Der Kläger hat eine Musikausbildung absolviert, die auch die Voraussetzungen für die in Frage stehende Lehrtätigkeit erfüllt. Die Tätigkeit als Lehrer bedeutet auch keineswegs einen sozialen Abstieg. Es kann nicht davon ausgegangen werden, daß etwa die Tätigkeit an einem Konservatorium ein geringeres Sozialprestige vermittelt, als die Tätigkeit als Orchestermusiker. Tatsächlich ist auch eine große Zahl von Orchestermusikern als Lehrer an solchen Schulen tätig. Soweit der Kläger gegen die Verweisung einwendet, er müsse eine pädagogische Ausbildung absolvieren und in diesem Zusammenhang das Fehlen von Feststellungen über die Dauer einer solchen Ausbildung bemängelt, geht er nicht von den Feststellungen aus. Nach dem Sachverhalt, den die Vorinstanzen ihren Entscheidungen zugrunde legten, erfüllt der Kläger ohne weiteres die Aufnahmeerfordernisse für eine Lehrtätigkeit. Wohl wurde festgestellt, daß im allgemeinen Absolventen einer Hochschule mit pädagogischer Ausbildung der Vorzug gegeben werde, doch kommt dem keine entscheidende Bedeutung zu. Die Situation ist nicht anders als bei einem Versicherten, der alle Voraussetzungen für die Beschäftigung in einem Beruf erfüllt, der jedoch in Konkurrenz mit anderen Bewerbern treten muß, die über diese erforderlichen Grundkenntnisse hinaus weitere Qualifikationen aufweisen, und dem es daher schwerer gelingt, einen Arbeitsplatz zu erlangen. Erfüllt aber ein Versicherter die für eine bestimmte Tätigkeit normierten Voraussetzungen, so kann eine Verweisung hierauf nicht deshalb ausscheiden, weil zu befürchten ist, daß er im Wettbewerb mit höher qualifizierten Mitbewerbern unterliegen wird. Dazu kommt hier, daß der Kläger als erster Klarinettist eines renomminierten Orchesters zweifellos über eine hervorragende Qualifikation und besondere Erfahrungen verfügt und damit Umstände vorliegen, die durchaus geeignet sind, die Erlangung einer Lehrerstelle günstig zu beeinflussen und bei einer Bewerbung das Fehlen einer pädagogischen Ausbildung auszugleichen.
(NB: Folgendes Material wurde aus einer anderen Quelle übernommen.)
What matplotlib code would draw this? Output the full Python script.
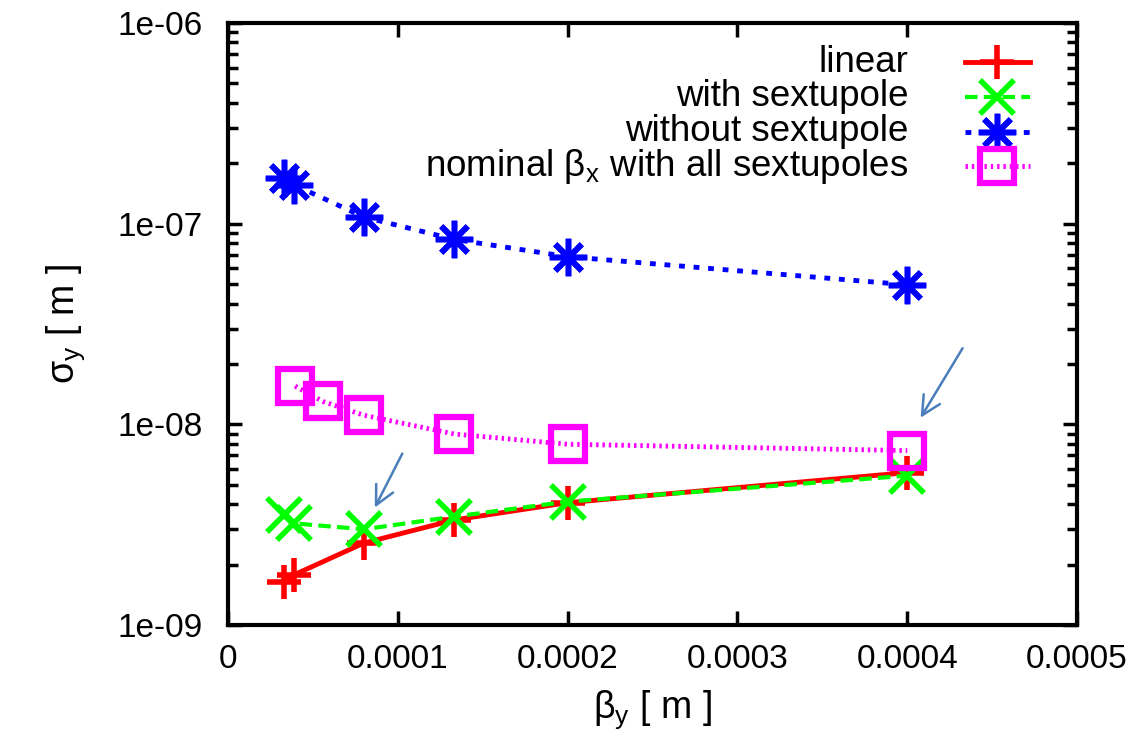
import matplotlib
matplotlib.use("Agg")
import matplotlib.pyplot as plt
from matplotlib.lines import Line2D
from matplotlib.ticker import FuncFormatter, LogLocator, MultipleLocator, NullFormatter

plt.rcParams["font.family"] = ["Liberation Sans", "DejaVu Sans"]

# beta_y [m] for each run
beta_y = [3.3e-5, 3.9e-5, 8.0e-5, 1.333e-4, 2.0e-4, 4.0e-4]
beta_y_nominal = [3.95e-5, 5.6e-5, 8.0e-5, 1.333e-4, 2.0e-4, 4.0e-4]

# sigma_y [m]
sigma_linear = [1.64e-9, 1.78e-9, 2.56e-9, 3.34e-9, 4.07e-9, 5.75e-9]
sigma_with_sext = [3.54e-9, 3.21e-9, 3.0e-9, 3.47e-9, 4.12e-9, 5.55e-9]
sigma_without_sext = [1.68e-7, 1.56e-7, 1.08e-7, 8.35e-8, 6.85e-8, 4.96e-8]
sigma_nominal = [1.55e-8, 1.30e-8, 1.11e-8, 8.95e-9, 7.96e-9, 7.40e-9]

labels = ["linear", "with sextupole", "without sextupole",
          r"nominal $\mathregular{\beta_x}$ with all sextupoles"]

# annotation arrows (start, end) in data coordinates
arrows = [((1.034e-4, 7.36e-9), (8.57e-5, 3.74e-9)),
          ((4.334e-4, 2.46e-8), (4.07e-4, 1.05e-8))]

styles = [
    dict(color="#ff0000", lw=3.5, ls="-", marker="+", ms=25, mew=4),
    dict(color="#00ff00", lw=3, ls=(0, (3, 1.5)), marker="x", ms=25, mew=4),
    dict(color="#0000ff", lw=3.5, ls=(0, (1.2, 1.8)), marker=(8, 2, 0), ms=27, mew=4),
    dict(color="#ff00ff", lw=3.5, ls=(0, (0.5, 0.8)), marker="s", ms=24, mew=4.5, mfc="none"),
]

fig = plt.figure(figsize=(11.41, 7.38), dpi=100)
ax = fig.add_axes([0.1998, 0.1531, 0.7442, 0.8157])

series = [(beta_y, sigma_linear), (beta_y, sigma_with_sext),
          (beta_y, sigma_without_sext), (beta_y_nominal, sigma_nominal)]
for (xs, ys), st in zip(series, styles):
    ax.plot(xs, ys, **st)

for start, end in arrows:
    ax.annotate("", xy=end, xytext=start,
                arrowprops=dict(arrowstyle="->", color="#4a7ebb", lw=1.8,
                                mutation_scale=34))

# gnuplot-like key: text right aligned, sample on the right
for i, (lab, st) in enumerate(zip(labels, styles)):
    yk = 0.935 - i * 0.0577
    ax.text(0.801, yk, lab, transform=ax.transAxes, ha="right", va="center",
            fontsize=26.5)
    ax.add_line(Line2D([0.868, 0.945], [yk, yk], transform=ax.transAxes,
                       clip_on=False, **{k: v for k, v in st.items() if k != "marker"}))
    ax.add_line(Line2D([0.906], [yk], transform=ax.transAxes, clip_on=False,
                       ls="none", **{k: v for k, v in st.items() if k not in ("ls", "lw")}))

ax.set_yscale("log")
ax.set_xlim(0, 0.0005)
ax.set_ylim(1e-9, 1e-6)

ax.xaxis.set_major_locator(MultipleLocator(0.0001))
ax.xaxis.set_major_formatter(FuncFormatter(lambda v, p: "0" if abs(v) < 1e-12 else f"{v:.4f}"))
ax.yaxis.set_major_locator(LogLocator(base=10))
ax.yaxis.set_minor_locator(LogLocator(base=10, subs=range(2, 10)))
ax.yaxis.set_major_formatter(FuncFormatter(lambda v, p: f"{v:.0e}"))
ax.yaxis.set_minor_formatter(NullFormatter())

ax.tick_params(which="both", direction="in", top=True, right=True, width=2.5, labelsize=24)
ax.tick_params(which="major", length=10)
ax.tick_params(which="minor", length=7)
ax.tick_params(axis="x", pad=14)
ax.tick_params(axis="y", pad=18)
for sp in ax.spines.values():
    sp.set_linewidth(3)

ax.set_xlabel(r"$\mathregular{\beta_y}$ [ m ]", fontsize=27, labelpad=9)
ax.set_ylabel(r"$\mathregular{\sigma_y}$ [ m ]", fontsize=27, labelpad=22)

fig.savefig("out.png", dpi=100)
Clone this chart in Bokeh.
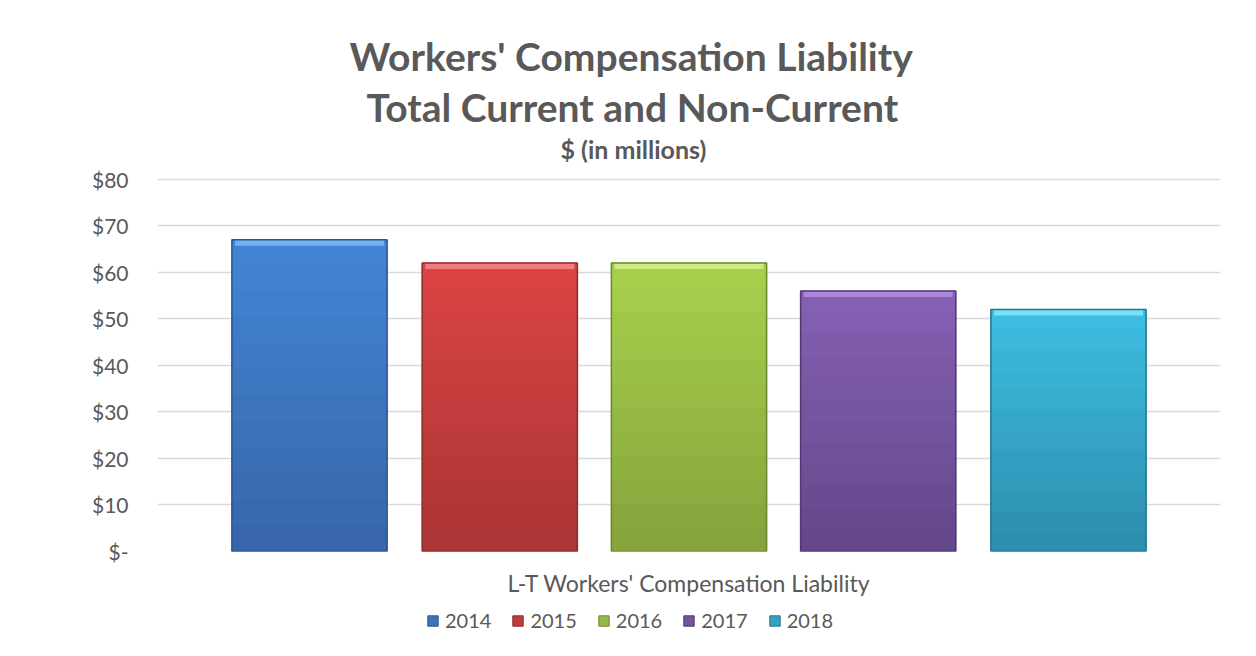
from bokeh.plotting import figure
from bokeh.layouts import column
from bokeh.models import FactorRange, Range1d, FixedTicker, Legend, LegendItem, Title, ColumnDataSource
from bokeh.transform import dodge
from bokeh.embed import file_html
from bokeh.resources import INLINE

category = ["L-T Workers' Compensation Liability"]
years = ["2014", "2015", "2016", "2017", "2018"]
values = [67, 62, 62, 56, 52]
y_ticks = [0, 10, 20, 30, 40, 50, 60, 70, 80]
y_labels = ["$-", "$10", "$20", "$30", "$40", "$50", "$60", "$70", "$80"]

# styling (colours of each bar: top shade, bottom shade, bevel highlight, edge)
tops = ["#4385D5", "#DC4545", "#A8D24C", "#8561B4", "#3DBEE2"]
bottoms = ["#3666A8", "#AA3434", "#84A23B", "#634789", "#2C8DAB"]
highlights = ["#72B2F2", "#F57C7C", "#CDEB7E", "#AC88D8", "#76E2F8"]
edges = ["#2D5690", "#8E2B2B", "#6C8630", "#513A72", "#237690"]
offsets = [-0.357, -0.178, 0.0, 0.178, 0.357]
bar_w = 0.146
N_BANDS = 12

FONT = "Lato"
GREY = "#595959"


def mix(c1, c2, t):
    a = [int(c1[i:i + 2], 16) for i in (1, 3, 5)]
    b = [int(c2[i:i + 2], 16) for i in (1, 3, 5)]
    return "#%02x%02x%02x" % tuple(round(x + (y - x) * t) for x, y in zip(a, b))


p = figure(x_range=FactorRange(factors=category), y_range=Range1d(0, 80.15),
           frame_width=1063, frame_height=373, title=None, toolbar_location=None,
           output_backend="svg", min_border_left=157, min_border_right=20,
           min_border_top=0, min_border_bottom=0)
p.outline_line_color = None
p.background_fill_color = "white"

# small companion figure that only carries the legend below the chart
leg_fig = figure(x_range=FactorRange(factors=category), y_range=Range1d(1000, 1001),
                 width=1240, height=46, title=None, toolbar_location=None,
                 output_backend="svg", x_axis_location=None, y_axis_location=None,
                 min_border=0)
leg_fig.outline_line_color = None
leg_fig.grid.visible = False

items = []
for i in range(len(years)):
    v = values[i]
    xs = dodge("cat", offsets[i], range=p.x_range)
    src = ColumnDataSource(dict(cat=category, top=[v], hl=[v - 1.3]))
    p.vbar(x=xs, top="top", bottom=0, width=bar_w, source=src,
           fill_color=mix(bottoms[i], tops[i], 0.5), line_color=None)
    band_src = ColumnDataSource(dict(
        cat=category * N_BANDS,
        b=[v * k / N_BANDS for k in range(N_BANDS)],
        t=[v * (k + 1) / N_BANDS for k in range(N_BANDS)],
        c=[mix(bottoms[i], tops[i], (k + 0.5) / N_BANDS) for k in range(N_BANDS)]))
    p.vbar(x=xs, top="t", bottom="b", width=bar_w, source=band_src,
           fill_color="c", line_color="c", line_width=0.5)
    p.vbar(x=xs, top="top", bottom="hl", width=bar_w * 0.96, source=src,
           fill_color=highlights[i], line_color=None)
    p.vbar(x=xs, top="top", bottom=0, width=bar_w, source=src,
           fill_alpha=0, line_color=edges[i], line_width=1.5)
    # same bar in the legend figure (far outside its visible range) to give the key glyph
    lr = leg_fig.vbar(x=dodge("cat", offsets[i], range=leg_fig.x_range), top="top",
                      bottom=0, width=bar_w, source=src,
                      fill_color=mix(bottoms[i], tops[i], 0.45), line_color=edges[i])
    items.append(LegendItem(label=years[i], renderers=[lr]))

p.ygrid.grid_line_color = "#D9D9D9"
p.ygrid.grid_line_width = 1.5
p.xgrid.grid_line_color = None
p.yaxis.ticker = FixedTicker(ticks=y_ticks)
p.yaxis.major_label_overrides = {t: l for t, l in zip(y_ticks, y_labels)}
for ax in (p.xaxis[0], p.yaxis[0]):
    ax.axis_line_color = None
    ax.major_tick_line_color = None
    ax.minor_tick_line_color = None
    ax.major_tick_out = 0
    ax.major_tick_in = 0
    ax.major_label_text_font = FONT
    ax.major_label_text_color = GREY
p.yaxis.major_label_text_font_size = "21px"
p.xaxis.major_label_text_font_size = "23px"
p.yaxis.major_label_standoff = 29
p.xaxis.major_label_standoff = 17

legend = Legend(items=items, orientation="horizontal", location=(269, 13),
                label_text_font=FONT, label_text_font_size="20px",
                label_text_color=GREY, glyph_width=13, glyph_height=13,
                label_standoff=6, spacing=20, padding=6, margin=0,
                border_line_color=None, background_fill_alpha=0)
leg_fig.add_layout(legend, "center")

kw = dict(text_font=FONT, text_font_style="bold", text_color=GREY, align="left")
sp_bottom = Title(text=" ", text_font_size="1px", standoff=12, **kw)
t3 = Title(text="$ (in millions)", text_font_size="25px", offset=403, standoff=0, **kw)
t2 = Title(text="Total Current and Non-Current", text_font_size="39px", offset=209, standoff=3, **kw)
t1 = Title(text="Workers' Compensation Liability", text_font_size="39px", offset=192, standoff=3, **kw)
sp_top = Title(text=" ", text_font_size="1px", standoff=26, **kw)
for t in (sp_bottom, t3, t2, t1, sp_top):
    p.add_layout(t, "above")

layout = column(p, leg_fig, spacing=0)
open("out.html", "w").write(file_html(layout, INLINE))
Die Voraussetzungen für die begehrte Leistung sind daher nicht erfüllt.
Die Kostenentscheidung gründet sich auf § 77 Abs 1 Z 2 lit b ASGG. Gründe, die einen Kostenzuspruch aus Billigkeit rechtfertigen würden, wurden weder geltend gemacht noch ergeben sich Hinweise auf solche Gründe aus dem Akt.